Esse modelo de militante que vem do nada, para o nada e não é de nada, como disse, é algo que surgiu depois, das disputas políticas internas e de sujeitos que têm um certo interesse em ter o ‘espólio histórico’ de 2013 em mãos. Mas é uma mistificação. Uma mistificação que é um elemento importante na sustentação de parte uma militância descompromissada de gente que assume tarefa e depois não cumpre e não dá nada, que não quer assumir tarefas desgastantes e chatas, que não quer estudar e debater, não quer fazer reflexão sobre estratégia e tática, não quer ler jornal, quer viver do imediatismo e de uma espécie de ‘culto à personalidade’ diminuído baseado em figuras das redes sociais. Uma espécie de militância centrada na sociabilidade, no bar, na marcação de posição, que se orgulha da sua falta de compromisso e de organicidade.

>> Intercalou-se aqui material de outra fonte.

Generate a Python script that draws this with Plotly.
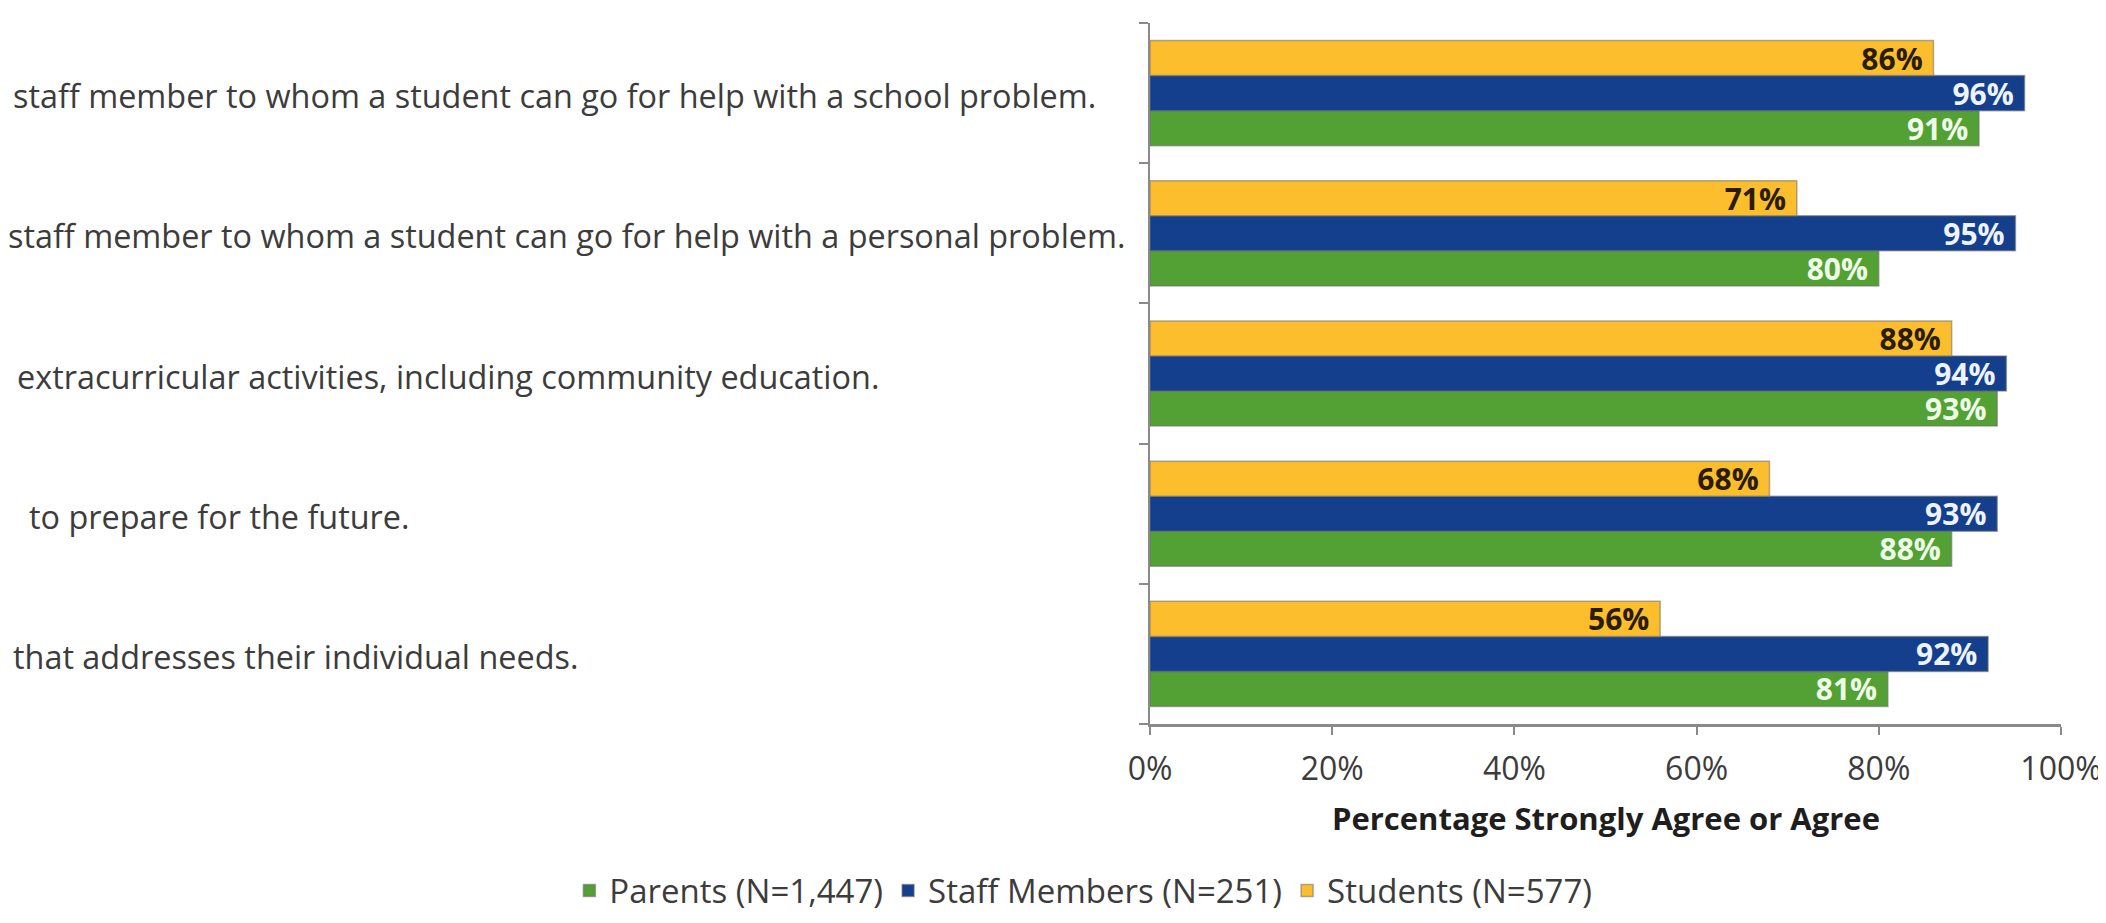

Não era jamais esse o projeto que eu (e outros, ouso dizer) imaginávamos quando construímos a luta do transporte. Sempre criticamos as organizações tradicionais para aprender com seus limites e poder superá-los. Não para voltar a um ultra-individualismo em que a guerra de todos contra todos em busca de popularidade e visibilidade parece ser a regra.
Autonomia não é algo que se ‘torna’ como a frase ‘eu sou autônomo’ parece implicar. Autonomia é sempre uma construção COLETIVA da classe trabalhadora, uma CONQUISTA, uma LUTA e requer esforço, empenho, estudo e pode-se perder a qualquer momento em que se deixa de lutar.